The recipe comes from Melissa Clark of The New York Times, and Ms. Clark developed it to use with farro pasta. But the Kitchen Goddess is not into scouring the planet for such specialized ingredients, so she used whole wheat fusilli and was very satisfied. (I will say that the color of the whole wheat pasta works really well with the peas.) I also added the mushrooms, just because it seemed like a good idea – and it was! I served it to friends – who were effusive with their praise – as one of my “guinea pig” dinners, with French bread and my favorite citrus salad, orange slices with black olive tapenade and fennel seeds. A terrific light meal that takes almost no time to prepare. And you’ll love the leftovers. Spring into it!

Kitchen Goddess notes: (1) Pancetta is just Italian bacon, made from pork belly, salt cured and jazzed up with black pepper and other spices. It’s sometimes eaten raw, but not in this dish. It comes in a spiral shape, which makes it a little funky to slice; but it’s really flavorful, so you should try some. Get it at the deli counter.

(2) Almost all the work in this recipe comes from trimming the little ends off the snow peas and the strings and tips off the sugar snap peas, which is a bit tedious but certainly not hard. And because the peas should be eaten firm-tender, the sauce takes almost no time to cook. So if you get your mise en place – peas trimmed, pancetta chopped, scallions sliced, herbs shredded, lemon zested, etc. – you can start the pasta before you even put the olive oil into the skillet.

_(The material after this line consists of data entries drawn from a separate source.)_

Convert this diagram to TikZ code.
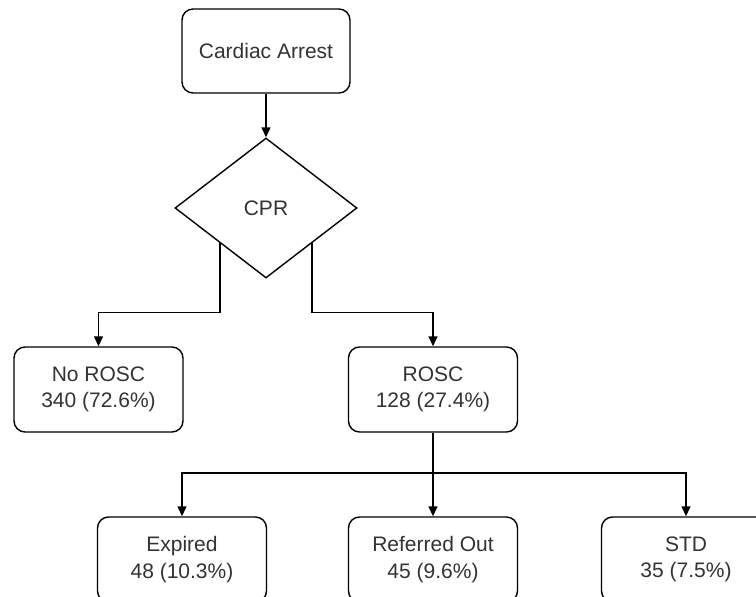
\documentclass[tikz,border=0pt]{standalone}
\usepackage{fontspec}
\setmainfont{Liberation Sans}
\usetikzlibrary{shapes.geometric,arrows.meta,calc}
\definecolor{txt}{HTML}{333333}
\tikzset{
  box/.style={draw=black, line width=1.4pt, rounded corners=11pt, minimum width=169pt, minimum height=85pt, align=center, text=txt, font=\fontsize{21}{26.5}\selectfont, inner sep=0pt},
  dec/.style={draw=black, line width=1.4pt, shape=diamond, minimum width=182pt, minimum height=140pt, inner sep=0pt, text=txt, font=\fontsize{21}{26.5}\selectfont},
  arr/.style={draw=black, line width=1.4pt, -{Triangle[length=10pt,width=9pt]}},
  ln/.style={draw=black, line width=1.4pt}
}
\begin{document}
\begin{tikzpicture}[x=1pt,y=-1pt]
\useasboundingbox (0,0) rectangle (756,597);
\clip (0,0) rectangle (756,597);
\fill[white] (0,0) rectangle (756,597);
\node[box, minimum width=168pt, minimum height=84pt] (ca) at (266,51) {Cardiac Arrest};
\node[dec] (cpr) at (266,208) {CPR};
\node[box] (norosc) at (98.5,389.5) {No ROSC\\340 (72.6\%)};
\node[box] (rosc) at (433,389.5) {ROSC\\128 (27.4\%)};
\node[box] (expired) at (182,559.5) {Expired\\48 (10.3\%)};
\node[box] (referred) at (433,559.5) {Referred Out\\45 (9.6\%)};
\node[box] (std) at (686,559.5) {STD\\35 (7.5\%)};
\coordinate (cl) at ($(cpr.west)!0.5!(cpr.south)$);
\coordinate (cr) at ($(cpr.east)!0.5!(cpr.south)$);
\coordinate (hub) at (433,473);
\draw[arr] (ca.south) -- (cpr.north);
\draw[arr] (cl) |- ($(norosc.north)+(0,-34)$) -| (norosc.north);
\draw[arr] (cr) |- ($(rosc.north)+(0,-34)$) -| (rosc.north);
\draw[ln] (rosc.south) -- (hub);
\draw[arr] (hub) -| (expired.north);
\draw[arr] (hub) -| (std.north);
\draw[arr] (hub) -- (referred.north);
\end{tikzpicture}
\end{document}
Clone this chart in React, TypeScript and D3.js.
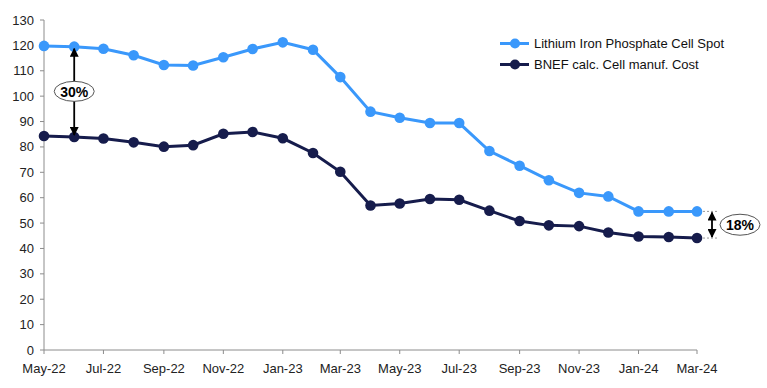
import * as d3 from 'd3'

const MONTHS = ['2022-05','2022-06','2022-07','2022-08','2022-09','2022-10','2022-11','2022-12','2023-01','2023-02','2023-03','2023-04','2023-05','2023-06','2023-07','2023-08','2023-09','2023-10','2023-11','2023-12','2024-01','2024-02','2024-03']
const LFP_SPOT = [119.8,119.5,118.7,116.1,112.3,112.1,115.3,118.6,121.2,118.3,107.5,93.9,91.5,89.4,89.4,78.4,72.6,66.9,61.9,60.5,54.6,54.6,54.6]
const BNEF_COST = [84.3,83.9,83.3,81.8,80.1,80.7,85.2,85.9,83.4,77.6,70.2,56.9,57.7,59.5,59.2,54.9,50.8,49.1,48.8,46.3,44.7,44.5,44.1]
const Y_TICKS = [0,10,20,30,40,50,60,70,80,90,100,110,120,130]
const SERIES = [
  { name: 'Lithium Iron Phosphate Cell Spot', values: LFP_SPOT, color: '#3a98fb' },
  { name: 'BNEF calc. Cell manuf. Cost', values: BNEF_COST, color: '#161c4c' },
]
const GAP_START = '30%'
const GAP_END = '18%'

const W = 767, H = 388
const m = { top: 20, right: 70, bottom: 38, left: 44 }
const font = '"Liberation Sans", Arial, sans-serif'
const axisColor = '#8c8c8c'

export default function App() {
  const dates = MONTHS.map(s => d3.timeParse('%Y-%m')(s) as Date)
  const x = d3.scaleTime().domain([dates[0], dates[dates.length - 1]]).range([m.left, W - m.right])
  const y = d3.scaleLinear().domain([0, 130]).range([H - m.bottom, m.top])
  const xTicks = d3.timeMonth.every(2)!.range(dates[0], d3.timeMonth.offset(dates[dates.length - 1], 1))
  const fmt = d3.timeFormat('%b-%y')
  const line = d3.line<number>().x((_, i) => x(dates[i])).y(d => y(d))

  const last = dates.length - 1
  const ax = x(dates[1]), ayTop = y(LFP_SPOT[1]), ayBot = y(BNEF_COST[1])
  const bxEnd = x(dates[last]), byTop = y(LFP_SPOT[last]), byBot = y(BNEF_COST[last])
  const bArrowX = bxEnd + 15

  return (
    <svg width={W} height={H} style={{ position: 'absolute', left: 0, top: 0, fontFamily: font }}>
      <defs>
        <marker id="ah" viewBox="0 0 10 10" refX="9" refY="5" markerWidth="5" markerHeight="5" orient="auto-start-reverse">
          <path d="M0,0 L10,5 L0,10 z" fill="#000" />
        </marker>
      </defs>
      <rect width={W} height={H} fill="#fff" />

      {/* y axis */}
      <line x1={m.left} x2={m.left} y1={y(130)} y2={y(0)} stroke={axisColor} />
      {Y_TICKS.map(t => (
        <g key={t} transform={`translate(0,${y(t)})`}>
          <line x1={m.left - 4} x2={m.left} stroke={axisColor} />
          <text x={m.left - 10} dy="0.35em" textAnchor="end" fontSize={13} fill="#222">{t}</text>
        </g>
      ))}

      {/* x axis */}
      <line x1={m.left} x2={W - m.right} y1={y(0)} y2={y(0)} stroke={axisColor} />
      {xTicks.map(d => (
        <g key={+d} transform={`translate(${x(d)},${y(0)})`}>
          <line y1={0} y2={4} stroke={axisColor} />
          <text y={18} dy="0.35em" textAnchor="middle" fontSize={13} fill="#222">{fmt(d)}</text>
        </g>
      ))}

      {/* series */}
      {SERIES.map(s => (
        <g key={s.name}>
          <path d={line(s.values) || ''} fill="none" stroke={s.color} strokeWidth={3} />
          {s.values.map((v, i) => (
            <circle key={i} cx={x(dates[i])} cy={y(v)} r={5.3} fill={s.color} />
          ))}
        </g>
      ))}

      {/* 30% gap annotation */}
      <line x1={ax} x2={ax} y1={ayBot - 2} y2={ayTop + 2} stroke="#000" strokeWidth={1.8}
        markerStart="url(#ah)" markerEnd="url(#ah)" />
      <ellipse cx={ax} cy={(ayTop + ayBot) / 2 - 0.5} rx={20} ry={10} fill="#fff" stroke="#555" />
      <text x={ax} y={(ayTop + ayBot) / 2} dy="0.35em" textAnchor="middle" fontSize={14} fontWeight="bold">{GAP_START}</text>

      {/* 18% gap annotation */}
      <line x1={bxEnd + 6} x2={bArrowX + 6} y1={byTop} y2={byTop} stroke="#999" strokeDasharray="2,2" />
      <line x1={bxEnd + 6} x2={bArrowX + 6} y1={byBot} y2={byBot} stroke="#999" strokeDasharray="2,2" />
      <line x1={bArrowX} x2={bArrowX} y1={byBot - 1} y2={byTop + 1} stroke="#000" strokeWidth={1.8}
        markerStart="url(#ah)" markerEnd="url(#ah)" />
      <ellipse cx={bArrowX + 28} cy={(byTop + byBot) / 2} rx={20} ry={10.5} fill="#fff" stroke="#555" />
      <text x={bArrowX + 28} y={(byTop + byBot) / 2} dy="0.35em" textAnchor="middle" fontSize={14} fontWeight="bold">{GAP_END}</text>

      {/* legend */}
      {SERIES.map((s, i) => (
        <g key={s.name} transform={`translate(500,${43.5 + i * 21})`}>
          <line x1={0} x2={29} stroke={s.color} strokeWidth={3} />
          <circle cx={15} r={5} fill={s.color} />
          <text x={34} dy="0.35em" fontSize={13} fill="#111">{s.name}</text>
        </g>
      ))}
    </svg>
  )
}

By the time the pasta is al dente, the rest of the dish will be ready to go.

Three-Pea Pasta with Herbs and Pancetta

Adapted from Melissa Clark in The New York Times.

Serves 6.

1 pound whole wheat fusilli or other pasta
2 tablespoons extra-virgin olive oil
4 ounces pancetta (or bacon), 2-3 thick slices, cut crosswise into strips about ⅜-inch wide
3 tablespoons butter at room temperature, separated
4 ounces fresh morel mushrooms (or crimini mushrooms), sliced
1½ cups thinly sliced scallions (white and light green parts), about 2 trimmed bunches
1 teaspoon Aleppo pepper, or ½ teaspoon crushed red pepper
2½  tablespoons fresh sage leaves, roughly chopped
1½ cups frozen peas (not thawed) or shelled English peas
8 ounces sugar snap peas, strings removed and ends trimmed
6 ounces snow peas, ends trimmed
Kosher salt and freshly ground pepper
zest of 1 lemon (about 1 teaspoon)
2 heaping tablespoons roughly chopped parsley
2 heaping tablespoons roughly chopped mint
2 ounces (about ¼ cup) ricotta salata or mild feta cheese, crumbled

In a large pot of well salted water, cook the pasta until it is just al dente. Before you drain the pasta, reserve 2 cups of the pasta water for use with the sauce.

While the pasta is cooking, heat the olive oil on medium-high in a large skillet, and add the pancetta. Cook, stirring, for 5-6 minutes, until it starts crisping and turning brown. Use a slotted spoon to remove it to a plate or bowl, but leave the skillet on medium-high heat.

Add 1 tablespoon of butter, and when it sizzles, add the mushrooms and cook, stirring, for 4-5 minutes. Add the scallions, Aleppo pepper, and sage to the skillet and stir well for about a minute, to distribute the oil on the scallions. Stir in the peas (all three kinds), and season well with salt and pepper. Cook the vegetables, stirring often, for 5 minutes or until the peas (all three kinds) are barely tender.

Stir the drained pasta into the pan, along with about a cup of the reserved pasta water. Bring the mixture to a simmer. Gently toss the pasta and the veggies as they cook, and season to taste with salt and pepper. Continue to simmer the mixture until the pasta has reached a just-done stage and the veggies are still only fork-tender, adding more pasta water as needed. (This is a personal preference thing: If all the liquid has been absorbed and it seems like the pasta is still too al dente for your taste, use that extra cup of pasta water.)

Turn off the heat, and add the butter and the reserved pancetta. In a small bowl, stir together the lemon zest, parsley, and mint until well combined. Toss the mixture gently with the pasta, and season again with salt and pepper to taste.

Serve the pasta in large shallow bowls. Sprinkle the ricotta salata on top.